Les divers matérialismes ont souvent fait de Spinoza leur ancêtre. Mais cette revendication n’est pas possible si elle signifie la déduction de la pensée à partir de la matière. En revanche, si le matérialisme consiste à rapporter au corps tout événement de la vie psychique, affective, Spinoza inaugure un matérialisme inédit, où affirmation de la puissance d’agir et l’affirmation de la puissance de penser sont données en simultanéité.
Matérialisme sans suite, même si le mouvement issu de Marx est celui qui a le moins mal entendu la leçon spinozienne en ce qu’elle unit, dans la même configuration, désir et entendement, force et imagination, éternité et historicité spécifique.

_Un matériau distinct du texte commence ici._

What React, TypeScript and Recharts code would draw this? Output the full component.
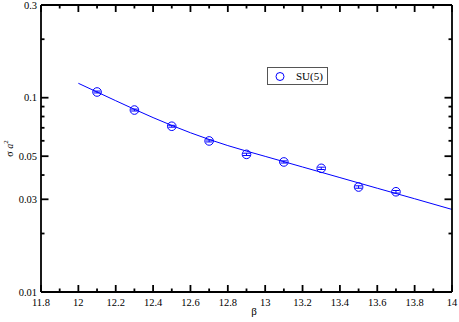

Mais Spinoza ne peut pas d’avantage se couler dans un matérialisme devenu dialectique. Le projet d’un matérialisme de la pratique dans la finitude serait-il l’avenir de la philosophie ? L’ouvrage entend explorer les suggestions inépuisables d’un penser qui saisit l’activité de la libération sans la fétichiser ni la concevoir comme fantasme de maîtrise.
André Tosel, né en 1941, est professeur de philosophie à l’Université de Nice, Besançon. Parmi ses ouvrages, Spinoza ou le crépuscule de la servitude (Aubier, 1984), que cette étude prolonge, Praxis (Editions sociales, 1984), Kant révolutionnaire (P.U.F., 1988), Marx en italiques (T.E.R., 1991), L’esprit de scission (Annales littéraires de Besançon, 1991).
Il a dirigé la publication de divers volumes collectifs aux Annales Littéraires de Besançon : Les logiques de l’agir dans la modernité (1991), Modernité de Gramsci ? (1992), La Démocratie difficile.